Media presents us with an abundance of images of people creating an inaccurate picture of who we are as a species. The bodies we see in the media are modified through motion-restricted exercise, restricted diets, the use of paints and dyes and surgical modification. These changes along with the sophisticated use of lighting and digital technology produce images that are far from mankinds true appearance. The links between this misperception and trends in social functioning are only recently becoming fully apparent.
The Erotic Museum is conducting an ongoing research project intent on recording the full breadth of natural and altered human physiology. By creating a massive image database of everyday people of every race, age and size we hope to provide the public with an enduring image of mankind’s actual appearance in all of it’s natural and unnatural forms. The project records natural skin coloration patterns, tattoos, body modifications, common body hair distribution and other characteristics seldom represented in the media. The database of images has been indexed, categorized and cross-referenced with profile data for each individual to be used in an upcoming exhibition in the Self-consciousness exhibit which explores body image and the sense of self.
planned for installation as part of The Human Body Project exhibit are
a collection of videos compiled by Richard Lawrence of Australia that
show a true side of human orgasm. The videos are only a few minutes
each and they show a head and shoulders view of individuals
masturbating in their own homes. These brief portraits give a unique
insight into the emotional transformation that takes place during sex.
This is a really intriguing project and not so much because of the photographs of nude people but more because it reflects our own perceptions and judgments about our bodies and sexuality right back at us. It seems like a very "in your face" exhibition that forces you to confront and hopefully re-evaluate your views of sex and sexuality.

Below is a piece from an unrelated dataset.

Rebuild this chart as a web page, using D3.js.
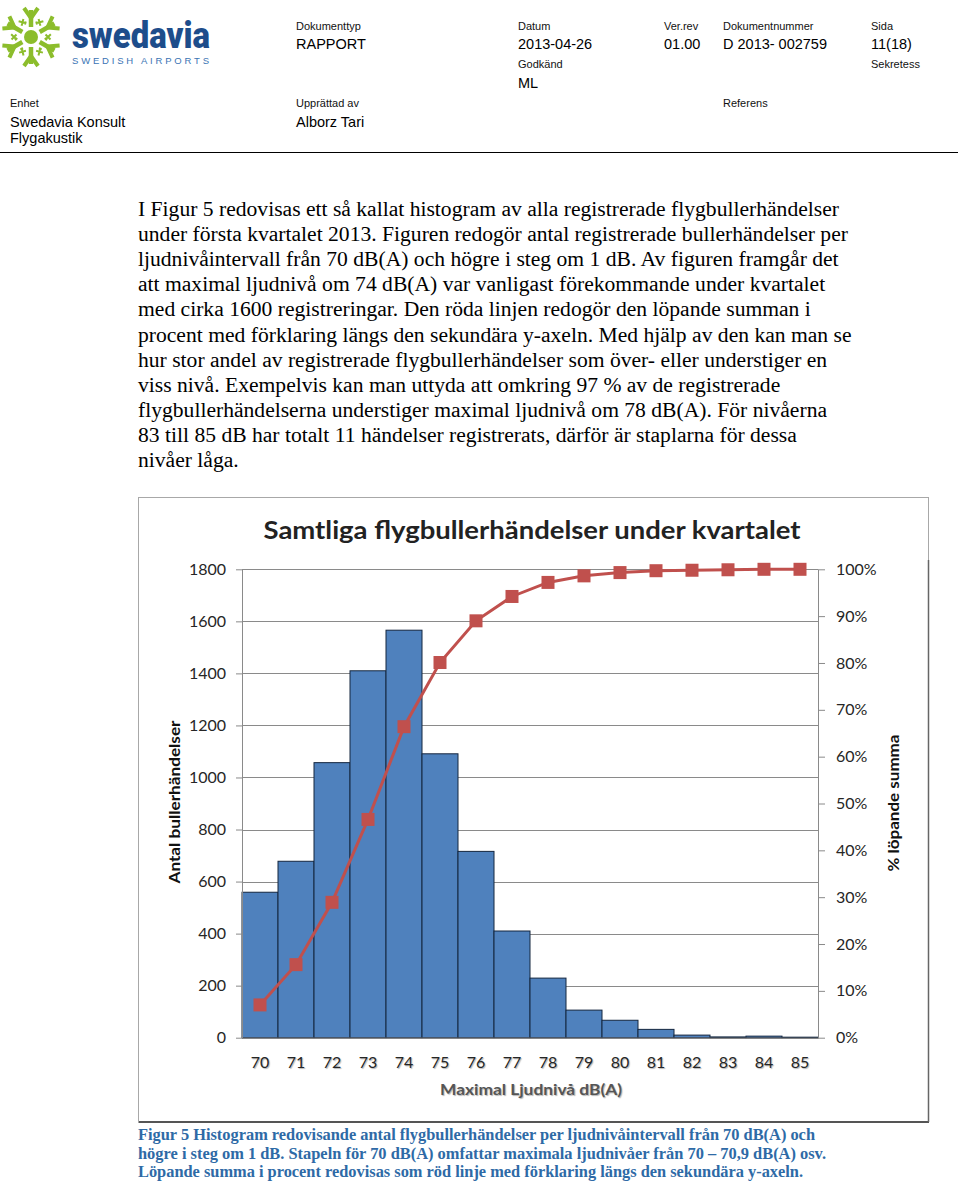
<!DOCTYPE html>
<html>
<meta charset="utf-8">
<style>
    body {
        margin: 0;
        background: #ffffff;
        font-family: "Liberation Sans", Arial, sans-serif;
    }
    .hdr-small { font-size: 11px; fill: #111; }
    .hdr-big { font-size: 14.5px; fill: #000; }
    .body-txt { font-family: "Liberation Serif", "Times New Roman", serif; font-size: 21.6px; fill: #000; }
    .caption { font-family: "Liberation Serif", "Times New Roman", serif; font-size: 16.5px; font-weight: bold; fill: #2e6aa6; }
    .chart-txt { font-family: Lato, "Open Sans", sans-serif; }
    .axis text { font-family: Lato, "Open Sans", sans-serif; font-size: 16px; fill: #262626; }
    .axis path, .axis line { stroke: #8a8a8a; }
    .xlab { text-shadow: 1px 1px 1px #b5b5b5; }
</style>
<script src="https://d3js.org/d3.v7.min.js"></script>
<body>
<svg id="page"></svg>
</body>
<script>

  // histogram data
  const levels = ["70","71","72","73","74","75","76","77","78","79","80","81","82","83","84","85"];
  const counts = [559, 678, 1057, 1410, 1566, 1091, 716, 410, 229, 106, 67, 32, 10, 3, 6, 2];
  const cumPct = [7.0, 15.6, 28.9, 46.6, 66.4, 80.1, 89.0, 94.2, 97.2, 98.6, 99.3, 99.7, 99.8, 99.9, 100, 100];
  const countTicks = [0, 200, 400, 600, 800, 1000, 1200, 1400, 1600, 1800];
  const pctTicks = [0, 10, 20, 30, 40, 50, 60, 70, 80, 90, 100];

  const bodyLines = [
    "I Figur 5 redovisas ett så kallat histogram av alla registrerade flygbullerhändelser",
    "under första kvartalet 2013. Figuren redogör antal registrerade bullerhändelser per",
    "ljudnivåintervall från 70 dB(A) och högre i steg om 1 dB. Av figuren framgår det",
    "att maximal ljudnivå om 74 dB(A) var vanligast förekommande under kvartalet",
    "med cirka 1600 registreringar. Den röda linjen redogör den löpande summan i",
    "procent med förklaring längs den sekundära y-axeln. Med hjälp av den kan man se",
    "hur stor andel av registrerade flygbullerhändelser som över- eller understiger en",
    "viss nivå. Exempelvis kan man uttyda att omkring 97 % av de registrerade",
    "flygbullerhändelserna understiger maximal ljudnivå om 78 dB(A). För nivåerna",
    "83 till 85 dB har totalt 11 händelser registrerats, därför är staplarna för dessa",
    "nivåer låga."
  ];
  const captionLines = [
    "Figur 5 Histogram redovisande antal flygbullerhändelser per ljudnivåintervall från 70 dB(A) och",
    "högre i steg om 1 dB. Stapeln för 70 dB(A) omfattar maximala ljudnivåer från 70 – 70,9 dB(A) osv.",
    "Löpande summa i procent redovisas som röd linje med förklaring längs den sekundära y-axeln."
  ];
  const captionWidths = [677, 688, 665];

  const svg = d3.select('#page').attr('width', 960).attr('height', 1188);

  // ---------- header ----------
  function drawLogo() {
    const g = svg.append('g').attr('transform', 'translate(31,37)');
    const green = '#8cbd2c';
    g.append('circle').attr('r', 7).attr('fill', green);
    [-90, -30, 30, 90, 150, 210].forEach(a => {
      const arm = g.append('g').attr('transform', `rotate(${a})`);
      arm.append('line').attr('x1', 10).attr('x2', 27).attr('y1', 0).attr('y2', 0)
         .attr('stroke', green).attr('stroke-width', 4.5);
      arm.append('path').attr('d', 'M19,0 L29,-7 M19,0 L29,7')
         .attr('stroke', green).attr('stroke-width', 4).attr('fill', 'none');
    });
    // small planes between the arms
    [0, 60, 120, 180, 240, 300].forEach(a => {
      const p = g.append('g').attr('transform', `rotate(${a}) translate(17,0) rotate(${a % 120 ? 45 : -45})`);
      p.append('path').attr('d', 'M-4,0 L4,0 M0,-3.5 L0,3.5 M-3,-1.5 L-3,1.5')
       .attr('stroke', green).attr('stroke-width', 2).attr('fill', 'none');
    });
    svg.append('text').attr('x', 72).attr('y', 48)
       .attr('textLength', 138).attr('lengthAdjust', 'spacingAndGlyphs')
       .style('font-family', 'Roboto, "DejaVu Sans", sans-serif').style('font-weight', 900)
       .style('font-size', '36px').attr('fill', '#1d4d8b').text('swedavia');
    svg.append('text').attr('x', 72).attr('y', 64)
       .attr('textLength', 137).attr('lengthAdjust', 'spacing')
       .style('font-family', '"Liberation Sans", Arial, sans-serif')
       .style('font-size', '9.5px').attr('fill', '#3a74b4').text('SWEDISH AIRPORTS');
  }
  drawLogo();

  const hdrSmall = [
    [296, 30, 'Dokumenttyp'], [518, 30, 'Datum'], [664, 30, 'Ver.rev'], [723, 30, 'Dokumentnummer'], [871, 30, 'Sida'],
    [518, 68, 'Godkänd'], [871, 68, 'Sekretess'],
    [10, 107, 'Enhet'], [296, 107, 'Upprättad av'], [723, 107, 'Referens']
  ];
  const hdrBig = [
    [296, 49, 'RAPPORT'], [518, 49, '2013-04-26'], [664, 49, '01.00'], [723, 49, 'D 2013- 002759'], [871, 49, '11(18)'],
    [518, 88, 'ML'],
    [10, 127, 'Swedavia Konsult'], [10, 143, 'Flygakustik'], [296, 127, 'Alborz Tari']
  ];
  svg.selectAll('.hdr-small').data(hdrSmall).enter().append('text')
     .attr('class', 'hdr-small').attr('x', d => d[0]).attr('y', d => d[1]).text(d => d[2]);
  svg.selectAll('.hdr-big').data(hdrBig).enter().append('text')
     .attr('class', 'hdr-big').attr('x', d => d[0]).attr('y', d => d[1]).text(d => d[2]);
  svg.append('line').attr('x1', 0).attr('x2', 958).attr('y1', 152.5).attr('y2', 152.5)
     .attr('stroke', '#000').attr('stroke-width', 1);

  // ---------- body text ----------
  svg.selectAll('.body-txt').data(bodyLines).enter().append('text')
     .attr('class', 'body-txt').attr('x', 138).attr('y', (d, i) => 216 + i * 25.1).text(d => d);

  // ---------- chart ----------
  svg.append('rect').attr('x', 138.5).attr('y', 497.5).attr('width', 790).attr('height', 625)
     .attr('fill', '#fff').attr('stroke', '#a8a8a8');
  svg.append('line').attr('x1', 139).attr('x2', 929).attr('y1', 1122).attr('y2', 1122)
     .attr('stroke', '#555').attr('stroke-width', 2);
  svg.append('line').attr('x1', 928.5).attr('x2', 928.5).attr('y1', 560).attr('y2', 1122)
     .attr('stroke', '#666').attr('stroke-width', 1.5);

  const plot = {left: 242, right: 818, top: 569.3, bottom: 1037.7};
  const x = d3.scaleBand().domain(levels).range([plot.left, plot.right]).padding(0);
  const yCount = d3.scaleLinear().domain([0, 1800]).range([plot.bottom, plot.top]);
  const yPct = d3.scaleLinear().domain([0, 100]).range([plot.bottom, plot.top]);

  svg.append('text').attr('class', 'chart-txt').attr('x', 532).attr('y', 539)
     .attr('text-anchor', 'middle').attr('textLength', 537).attr('lengthAdjust', 'spacingAndGlyphs')
     .style('font-size', '24px').style('font-weight', 'bold').attr('fill', '#222')
     .text('Samtliga flygbullerhändelser under kvartalet');

  // gridlines
  svg.append('g').selectAll('line').data(countTicks).enter().append('line')
     .attr('x1', plot.left).attr('x2', plot.right)
     .attr('y1', d => Math.round(yCount(d)) + 0.5).attr('y2', d => Math.round(yCount(d)) + 0.5)
     .attr('stroke', '#8a8a8a').attr('stroke-width', 1);

  // bars
  svg.append('g').selectAll('rect').data(levels).enter().append('rect')
     .attr('x', d => x(d)).attr('width', x.bandwidth())
     .attr('y', (d, i) => yCount(counts[i])).attr('height', (d, i) => plot.bottom - yCount(counts[i]))
     .attr('fill', '#4f81bd').attr('stroke', '#14263f').attr('stroke-width', 1);

  // axes
  svg.append('g').attr('class', 'axis').attr('transform', `translate(${plot.left},0)`)
     .call(d3.axisLeft(yCount).tickValues(countTicks).tickSize(6).tickSizeOuter(0).tickPadding(10)
       .tickFormat(d3.format('d')));
  svg.append('g').attr('class', 'axis').attr('transform', `translate(${plot.right},0)`)
     .call(d3.axisRight(yPct).tickValues(pctTicks).tickSize(7).tickSizeOuter(0).tickPadding(11)
       .tickFormat(d => d + '%'));
  const bottomAxis = svg.append('g').attr('class', 'axis').attr('transform', `translate(0,${plot.bottom})`)
     .call(d3.axisBottom(x).tickSize(0).tickPadding(19));
  bottomAxis.select('.domain').attr('stroke', '#8a8a8a');
  bottomAxis.selectAll('text').attr('class', 'xlab').attr('fill', '#4a4a4a');

  // cumulative line
  const cx = d => x(d) + x.bandwidth() / 2;
  const line = d3.line().x((d, i) => cx(levels[i])).y(d => yPct(d));
  svg.append('path').datum(cumPct).attr('d', line)
     .attr('fill', 'none').attr('stroke', '#c0504d').attr('stroke-width', 3);
  svg.append('g').selectAll('rect').data(cumPct).enter().append('rect')
     .attr('x', (d, i) => cx(levels[i]) - 6.5).attr('y', d => yPct(d) - 6.5)
     .attr('width', 13).attr('height', 13).attr('fill', '#c0504d');

  // axis titles
  svg.append('text').attr('class', 'chart-txt')
     .attr('transform', 'translate(180,802) rotate(-90)').attr('text-anchor', 'middle')
     .attr('textLength', 163).attr('lengthAdjust', 'spacingAndGlyphs')
     .style('font-size', '16px').style('font-weight', 'bold').attr('fill', '#111')
     .text('Antal bullerhändelser');
  svg.append('text').attr('class', 'chart-txt')
     .attr('transform', 'translate(899,803) rotate(-90)').attr('text-anchor', 'middle')
     .attr('textLength', 137).attr('lengthAdjust', 'spacingAndGlyphs')
     .style('font-size', '16px').style('font-weight', 'bold').attr('fill', '#111')
     .text('% löpande summa');
  svg.append('text').attr('class', 'chart-txt xlab').attr('x', 531).attr('y', 1095)
     .attr('text-anchor', 'middle').attr('textLength', 182).attr('lengthAdjust', 'spacingAndGlyphs')
     .style('font-size', '16px').style('font-weight', 'bold').attr('fill', '#555')
     .text('Maximal Ljudnivå dB(A)');

  // ---------- caption ----------
  svg.selectAll('.caption').data(captionLines).enter().append('text')
     .attr('class', 'caption').attr('x', 138).attr('y', (d, i) => 1140 + i * 18.5)
     .attr('textLength', (d, i) => captionWidths[i]).attr('lengthAdjust', 'spacingAndGlyphs')
     .text(d => d);

</script>
</html>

Regina asks some very valid questions and makes a number of perceptive observations:
Eric arranges the pictures so they inspire us to recognize, and to
question, our initial assumptions about gender, sexuality and power.
Rows of images juxtapose sex, body type, age, race and body art. Each
photo features the subject’s entire body, shot from front or back or
side. Not all of the pictures are shot to the same scale, allowing for
intriguing considerations of size and perspective.
And because most subjects appear both nude and clothed, you find that your opinions about who they are change depending on which picture you saw first.
"People get mesmerized, staring for a long time," Eric says. "We
have a lot of photos so you can make a lot of different comparisons."
The longer I looked, the more I saw. A nude woman standing with her
feet apart and shoulders squared catches the eye, because it’s an
assertive stance we traditionally associate with men. A thin naked man,
who Eric tells me is a husband and father of two, also appears in
another row, looking natty in a vintage dress and platform sandals with
a matching handbag.
One woman, curvy and statuesque in her nude shot, looks dumpy in an
oversized T-shirt tucked into baggy cargo pants. Naked, she’s as
feminine and sexy as a woman can be. Clothed, she downplays breasts and
hips and hides her waist. Eric muses that she deliberately uses
clothing to neutralize her gender; I think she just thinks she’s fat
and hasn’t watched What Not to Wear.
A Harley rider who hangs out across the street from the museum stands
in profile, looking almost as tough in his nudity as he does in
leathers. Yet, in another picture, where he’s facing a woman about his
size and age, his presence morphs from intimidating to regular
middle-aged guy with a belly. Why does my perception of him change when
I see him as part of a couple?
I think this is definitely worth checking out.